Responsibility of Administrators Regarding Audit Findings in El Salvador

Among the various responsibilities concerning the governance of the entity (executives of the board of directors, owner, manager, among others) is management aimed at creating value for the shareholder, as they expect a return on their investment.

The shareholder would expect to see the value of their investment in various financial indicators, including the profit earned in a year; figures that are reflected in the financial reports prepared by the accounting departments of companies.

Now, these profit figures are the result of a consolidation of detailed operations of purchases, sales, collections, payments, and so forth. This also includes figures for “expenses” and “income” that do not correspond to operations that were executed, but to judgments and estimates that accounting policies, which govern globally and are mandatory in El Salvador, require to be applied.

These operations translated into numbers in financial reports must be reasonably presented and unbiased so that the investor has confidence that the value of their investment is accurately represented in them.

However, the Commercial Code itself requires these figures to be certified by a subject matter professional (an auditor) who, through a written report addressed to the highest authority of the company, aims to increase that level of confidence in the reported figures in the financial statements and ensure that these are reasonably presented under the recording, valuation, presentation, and disclosure policies that the company uses when preparing such financial statements.

If the auditor detects inconsistencies and biases in the preparation of those financial reports (because the recording and valuation policy, for example, has not been properly applied, or because there has been abuse in the application of judgments or estimates to increase or decrease values of income, expenses, assets, and liabilities), the auditor must communicate, objectively and independently through a letter to management, such conditions so that the Board of Directors of the company proceeds to evaluate what has been reported and decide the next steps.

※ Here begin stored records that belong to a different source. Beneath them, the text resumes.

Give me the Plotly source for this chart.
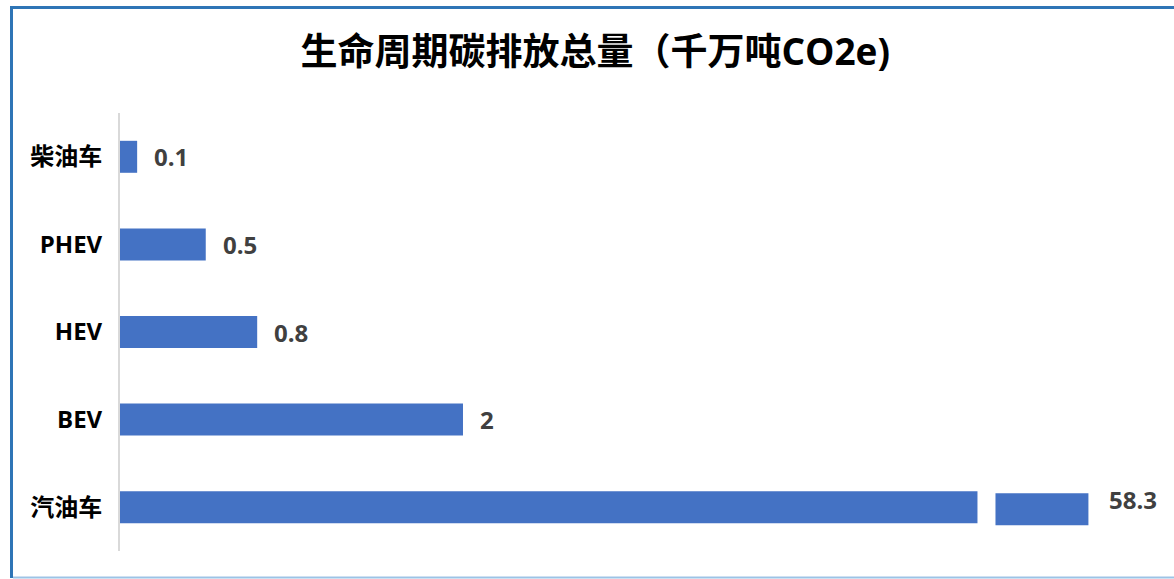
import plotly.graph_objects as go

# ---- data ----
categories = ["汽油车", "BEV", "HEV", "PHEV", "柴油车"]   # bottom -> top
values = [58.3, 2, 0.8, 0.5, 0.1]
title_text = "生命周期碳排放总量（千万吨CO2e)"

# ---- style / axis-break settings ----
BAR_COLOR = "#4472C4"
AXIS_MAX = 6.146          # visible range of the value axis
BREAK_AT = 5.0            # values above this are drawn with a broken bar
TAIL_GAP = 0.105          # gap between the two pieces of a broken bar
TAIL_LEN = 0.542          # length of the tail piece
FONT = "Open Sans, Noto Sans CJK SC, sans-serif"

broken = [v > BREAK_AT for v in values]
main_x = [min(v, BREAK_AT) for v in values]

fig = go.Figure()

fig.add_trace(go.Bar(
    y=categories, x=main_x, orientation="h",
    marker=dict(color=BAR_COLOR, line=dict(width=0)),
    width=0.365, hoverinfo="skip", showlegend=False,
))

tail_y = [c for c, b in zip(categories, broken) if b]
fig.add_trace(go.Bar(
    y=tail_y, x=[TAIL_LEN] * len(tail_y), base=[BREAK_AT + TAIL_GAP] * len(tail_y),
    orientation="h", yaxis="y2",
    marker=dict(color=BAR_COLOR, line=dict(width=0)),
    width=0.365, hoverinfo="skip", showlegend=False,
))

annotations = []
for c, v, b in zip(categories, values, broken):
    end = (BREAK_AT + TAIL_GAP + TAIL_LEN) if b else v
    annotations.append(dict(
        x=end, y=c, xref="x", yref="y", text=f"{v:g}", showarrow=False,
        xanchor="left", yanchor="middle", xshift=19 if b else 15, yshift=8 if b else 0,
        font=dict(family=FONT, size=24, color="#404040", weight="bold"),
    ))

# frame lines (paper coordinates computed from the margins)
L, R, T, B = 120, 0, 113, 28
W, H = 1174, 579
pw, ph = W - L - R, H - T - B
def px(x): return (x - L) / pw
def py(y): return (H - B - y) / ph

shapes = [
    dict(type="line", xref="paper", yref="paper", x0=px(11.5), x1=px(11.5), y0=py(578), y1=py(7.5),
         line=dict(color="#2E75B6", width=3)),
    dict(type="line", xref="paper", yref="paper", x0=px(10), x1=px(1180), y0=py(7.5), y1=py(7.5),
         line=dict(color="#2E75B6", width=3)),
    dict(type="line", xref="paper", yref="paper", x0=px(13), x1=px(1180), y0=py(577.5), y1=py(577.5),
         line=dict(color="#9DC3E6", width=2)),
]

shift = 2 / (ph / len(categories))
fig.update_layout(
    width=W, height=H,
    margin=dict(l=L, r=R, t=T, b=B),
    paper_bgcolor="white", plot_bgcolor="white",
    title=dict(text=title_text, x=0.507, xref="container", xanchor="center",
               y=1 - 52 / H, yref="container", yanchor="middle",
               font=dict(family=FONT, size=37, color="black", weight="bold")),
    xaxis=dict(range=[0, AXIS_MAX], visible=False, fixedrange=True),
    yaxis=dict(type="category", categoryorder="array", categoryarray=categories,
               range=[-0.5, len(categories) - 0.5],
               showline=True, linecolor="#D9D9D9", linewidth=2, showgrid=False, zeroline=False,
               ticks="", ticklabelstandoff=11,
               tickfont=dict(family=FONT, size=24, color="black", weight="bold")),
    yaxis2=dict(type="category", categoryorder="array", categoryarray=categories,
                overlaying="y", range=[-0.5 + shift, len(categories) - 0.5 + shift],
                visible=False),
    bargap=0.6,
    annotations=annotations,
    shapes=shapes,
)

fig.write_html("out.html")
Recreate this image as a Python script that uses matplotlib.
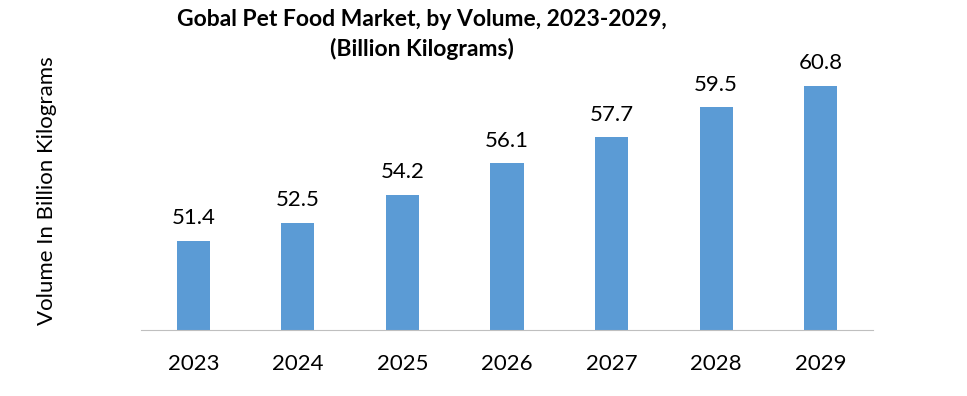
import matplotlib
matplotlib.use("Agg")
import matplotlib.pyplot as plt

years = ["2023", "2024", "2025", "2026", "2027", "2028", "2029"]
volumes = [51.4, 52.5, 54.2, 56.1, 57.7, 59.5, 60.8]
value_labels = ["51.4", "52.5", "54.2", "56.1", "57.7", "59.5", "60.8"]

plt.rcParams['font.family'] = ['Lato', 'DejaVu Sans']

fig = plt.figure(figsize=(9.67, 3.96), dpi=100)
ax = fig.add_axes([141/967, 1 - 330/396, (873 - 141)/967, (330 - 66.2)/396])

x = list(range(len(years)))
ax.bar(x, volumes, width=0.316, color="#5B9BD5", zorder=2)
for xi, v, lab in zip(x, volumes, value_labels):
    ax.annotate(lab, (xi, v), xytext=(0, 9), textcoords="offset points",
                ha="center", va="bottom", fontsize=16, color="#000000")

ax.set_xlim(-0.5, len(years) - 0.5)
ax.set_ylim(46, 62)
ax.set_xticks(x)
ax.set_xticklabels(years, fontsize=16)
ax.tick_params(axis="x", length=0, pad=17)
ax.set_yticks([])
for s in ["top", "right", "left"]:
    ax.spines[s].set_visible(False)
ax.spines["bottom"].set_color("#BFBFBF")
ax.spines["bottom"].set_linewidth(0.8)

fig.text(47/967, 1 - 191/396, "Volume In Billion Kilograms", rotation=90,
         ha="center", va="center", fontsize=16)
fig.text(422/967, 1 - 20/396, "Gobal Pet Food Market, by Volume, 2023-2029,",
         ha="center", va="center", fontsize=16.5, fontweight="bold")
fig.text(422/967, 1 - 49/396, "(Billion Kilograms)",
         ha="center", va="center", fontsize=16.5, fontweight="bold")

fig.savefig("out.png", dpi=100, facecolor="white")
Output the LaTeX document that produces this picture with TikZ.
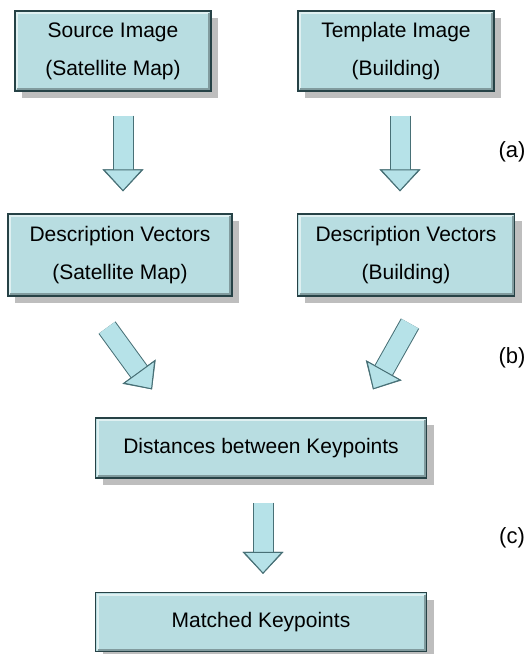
\documentclass[tikz,border=0pt]{standalone}
\usepackage{fontspec}
\setmainfont{Liberation Sans}
\usetikzlibrary{arrows.meta,shadows}
\definecolor{boxfill}{RGB}{184,221,225}
\definecolor{boxedge}{RGB}{38,66,70}
\definecolor{shadowgray}{RGB}{190,190,190}
\definecolor{arrowfill}{RGB}{182,226,232}
\definecolor{arrowedge}{RGB}{72,112,118}
\begin{document}
\begin{tikzpicture}[
      x=1pt, y=-1pt,
      font=\fontsize{21}{38}\selectfont,
      stepbox/.style={draw=boxedge, line width=1.2pt, fill=boxfill,
        align=center, inner sep=0pt,
        drop shadow={shadow xshift=7pt, shadow yshift=-7pt,
          fill=shadowgray, opacity=1},
        path picture={
          \draw [white!55!boxfill, line width=2pt]
            ([shift={(2pt,2pt)}]path picture bounding box.south west)
            |- ([shift={(-2pt,-2pt)}]path picture bounding box.north east);
          \draw [boxfill!70!black, line width=2pt]
            ([shift={(2pt,2pt)}]path picture bounding box.south west)
            -| ([shift={(-2pt,-2pt)}]path picture bounding box.north east);
        }},
      bigarrow/.style={line width=19pt, draw=arrowfill,
        -{Triangle[length=22pt, width=40pt, fill=arrowfill,
          color=arrowedge, line width=1pt 0]},
        preaction={draw=arrowedge, line width=21pt,
          -{Triangle[length=22pt, width=40pt]}}},
      steplabel/.style={font=\fontsize{22}{26}\selectfont}
    ]
      \useasboundingbox (0,0) rectangle (528,654);

      \node (Source) at (113,51) [stepbox, minimum width=196pt, minimum height=80pt]
        {Source Image\\(Satellite Map)};
      \node (Template) at (396,51) [stepbox, minimum width=196pt, minimum height=80pt]
        {Template Image\\(Building)};
      \node (DescMap) at (120,255) [stepbox, minimum width=224pt, minimum height=82pt]
        {Description Vectors\\(Satellite Map)};
      \node (DescBuilding) at (406,255) [stepbox, minimum width=217pt, minimum height=82pt]
        {Description Vectors\\(Building)};
      \node (Distances) at (261,448) [stepbox, minimum width=331pt, minimum height=60pt]
        {Distances between Keypoints};
      \node (Matched) at (261,622) [stepbox, minimum width=331pt, minimum height=59pt]
        {Matched Keypoints};

      % block arrows
      \draw [bigarrow, shorten <=24pt, shorten >=22pt]
        ([xshift=10pt]Source.south) -- ([xshift=10pt]Source.south |- DescMap.north);
      \draw [bigarrow, shorten <=24pt, shorten >=22pt]
        ([xshift=4pt]Template.south) -- ([xshift=4pt]Template.south |- DescBuilding.north);
      \draw [bigarrow]
        ([xshift=-13pt, yshift=-31pt]DescMap.south) -- ([xshift=-109pt, yshift=28pt]Distances.north);
      \draw [bigarrow]
        ([xshift=4pt, yshift=-27pt]DescBuilding.south) -- ([xshift=112pt, yshift=28pt]Distances.north);
      \draw [bigarrow, shorten <=24pt, shorten >=18pt]
        ([xshift=2pt]Distances.south) -- ([xshift=2pt]Distances.south |- Matched.north);

      \node (LabelA) at (512,152) [steplabel] {(a)};
      \node (LabelB) at (512,358) [steplabel] {(b)};
      \node (LabelC) at (512,538) [steplabel] {(c)};
    \end{tikzpicture}
\end{document}
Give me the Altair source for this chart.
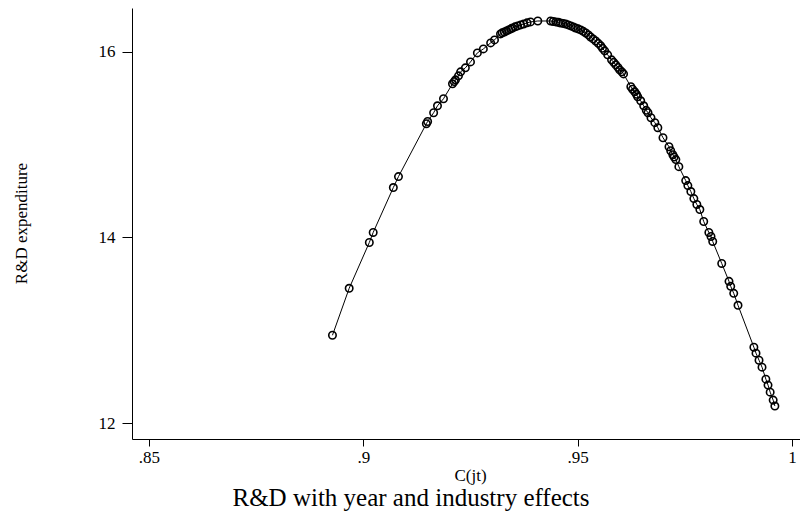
import altair as alt
import pandas as pd

# C(jt) values and fitted R&D expenditure
c_jt = [0.8928, 0.8967, 0.9014, 0.9023, 0.9070, 0.9082, 0.9147, 0.9150, 0.9164, 0.9173, 0.9187,
        0.9208, 0.9212, 0.9215, 0.9222, 0.9227, 0.9238, 0.9250, 0.9266, 0.9280, 0.9297, 0.9306,
        0.9320, 0.9324, 0.9329, 0.9334, 0.9339, 0.9344, 0.9348, 0.9354, 0.9360, 0.9367, 0.9374,
        0.9382, 0.9390, 0.9407, 0.9437, 0.9443, 0.9449, 0.9455, 0.9460, 0.9466, 0.9472, 0.9478,
        0.9484, 0.9490, 0.9495, 0.9501, 0.9507, 0.9513, 0.9519, 0.9525, 0.9530, 0.9536, 0.9542,
        0.9548, 0.9554, 0.9558, 0.9563, 0.9570, 0.9579, 0.9584, 0.9589, 0.9594, 0.9598, 0.9603,
        0.9607, 0.9624, 0.9628, 0.9633, 0.9637, 0.9640, 0.9647, 0.9654, 0.9660, 0.9664, 0.9671,
        0.9680, 0.9687, 0.9699, 0.9713, 0.9717, 0.9722, 0.9725, 0.9729, 0.9736, 0.9752, 0.9757,
        0.9764, 0.9771, 0.9778, 0.9785, 0.9794, 0.9806, 0.9811, 0.9815, 0.9836, 0.9853, 0.9857,
        0.9864, 0.9874, 0.9911, 0.9916, 0.9923, 0.9930, 0.9939, 0.9944, 0.9949, 0.9956, 0.9960]
rd_exp = [12.946, 13.452, 13.946, 14.054, 14.538, 14.656, 15.226, 15.250, 15.344, 15.419, 15.495,
          15.656, 15.680, 15.699, 15.742, 15.785, 15.828, 15.892, 15.989, 16.032, 16.097, 16.129,
          16.194, 16.205, 16.215, 16.226, 16.237, 16.248, 16.258, 16.270, 16.280, 16.291, 16.301,
          16.313, 16.323, 16.333, 16.333, 16.328, 16.323, 16.318, 16.312, 16.307, 16.301, 16.291,
          16.280, 16.269, 16.258, 16.248, 16.237, 16.221, 16.204, 16.183, 16.161, 16.140, 16.118,
          16.092, 16.065, 16.038, 16.011, 15.968, 15.914, 15.887, 15.860, 15.833, 15.806, 15.785,
          15.763, 15.624, 15.597, 15.570, 15.543, 15.516, 15.473, 15.419, 15.370, 15.344, 15.290,
          15.237, 15.183, 15.075, 14.978, 14.935, 14.892, 14.866, 14.839, 14.763, 14.613, 14.559,
          14.495, 14.419, 14.355, 14.301, 14.172, 14.054, 14.011, 13.957, 13.720, 13.527, 13.473,
          13.398, 13.269, 12.817, 12.753, 12.677, 12.602, 12.473, 12.409, 12.333, 12.247, 12.183]

x_ticks = [0.85, 0.9, 0.95, 1.0]
y_ticks = [12, 14, 16]

df = pd.DataFrame({"c": c_jt, "rd": rd_exp})

FONT = "Liberation Serif"

xscale = alt.Scale(domain=[0.84604, 1.00186], nice=False, zero=False)
yscale = alt.Scale(domain=[11.828, 16.473], nice=False, zero=False)

x_enc = alt.X(
    "c:Q", scale=xscale,
    axis=alt.Axis(
        title="C(jt)", values=x_ticks,
        labelExpr="datum.value >= 1 ? '1' : replace(format(datum.value, '.2~f'), '0.', '.')",
        tickSize=7, labelPadding=3, titleX=338, titleY=41, titleBaseline="alphabetic",
        titleAlign="center",
    ),
)
y_enc = alt.Y(
    "rd:Q", scale=yscale,
    axis=alt.Axis(
        title="R&D expenditure", values=y_ticks, format="d",
        tickSize=10, labelPadding=7, labelAngle=0,
        titleX=-106, titleY=215, titleAngle=-90, titleBaseline="alphabetic",
        titleAlign="center",
    ),
)

line = alt.Chart(df).mark_line(color="black", strokeWidth=1).encode(x=x_enc, y=y_enc)
pts = alt.Chart(df).mark_point(
    shape="circle", filled=False, color="black", size=55, strokeWidth=1.6, opacity=1
).encode(x=x_enc, y=y_enc)

chart = (
    alt.layer(line, pts)
    .properties(
        width=668, height=431,
        autosize=alt.AutoSizeParams(type="none"),
        padding={"left": 124, "top": 0, "right": 0, "bottom": 76},
        title=alt.TitleParams(
            "R&D with year and industry effects", orient="bottom", anchor="middle",
            font=FONT, fontSize=25, fontWeight="normal", color="black", offset=3, dx=-55,
        ),
    )
    .configure_view(stroke=None)
    .configure_axis(
        grid=False, domainColor="black", tickColor="black", domainWidth=1, tickWidth=1,
        labelFont=FONT, titleFont=FONT, labelFontSize=17, titleFontSize=17,
        labelColor="black", titleColor="black", titleFontWeight="normal",
    )
)

chart.save("out.html", embed_options={"renderer": "svg", "actions": False})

The Board of Directors, as responsible for the governance of the entity, will be the one to ventilate or justify before the highest authority (the owner, or the shareholders’ assembly) what is relevant in the face of such findings.

The advisable course of action for such cases, in which findings have been communicated by the auditor, is:

    1. Correct the discrepancies if they are notably evident or technical.
    2. Discuss them with the auditor if they are attributed to the improper application of judgments and estimates.

In terms of a tax audit, the findings reported by the auditor have an even greater prevalence, since being known to the Tax Administration (as they are reflected in the tax opinion and report sent through the web platform of the Ministry of Finance), it can initiate a determinative or punitive process based on such findings, with the company itself incurring liability to the treasury that may result in a depletion of assets through the complementary payment of taxes or payment of penalties.

On the other hand, the board of directors will be jointly responsible for such findings, as defined by articles 43, 230, 233, and 234 of the Tax Code.

Finally, in terms of preventing money laundering and asset laundering, audit findings can trigger alerts that will help strengthen the prevention system and avoid incurring conditions that could be classified as complicity or co-authorship in money laundering and asset laundering offenses, implicating all those responsible for the governance of the entity in joint civil liability, as established in Art. 15 of the Anti-Money Laundering and Asset Act and Arts. 38 and 118 of the Penal Code.

Hence the utmost importance for the preparers of financial information and the highest authority of companies to:

    • Understand the technical criteria with which they are being audited/evaluated.
    • Attend permanent and updated specialized training on applicable technical criteria.
    • Respond to findings by correcting what has been observed or discussing them with their auditor.
    • Hire professional advisors in the field of audit services and other related services, to accompany them during the process of preparing financial statements, and during the recording and valuation of operations.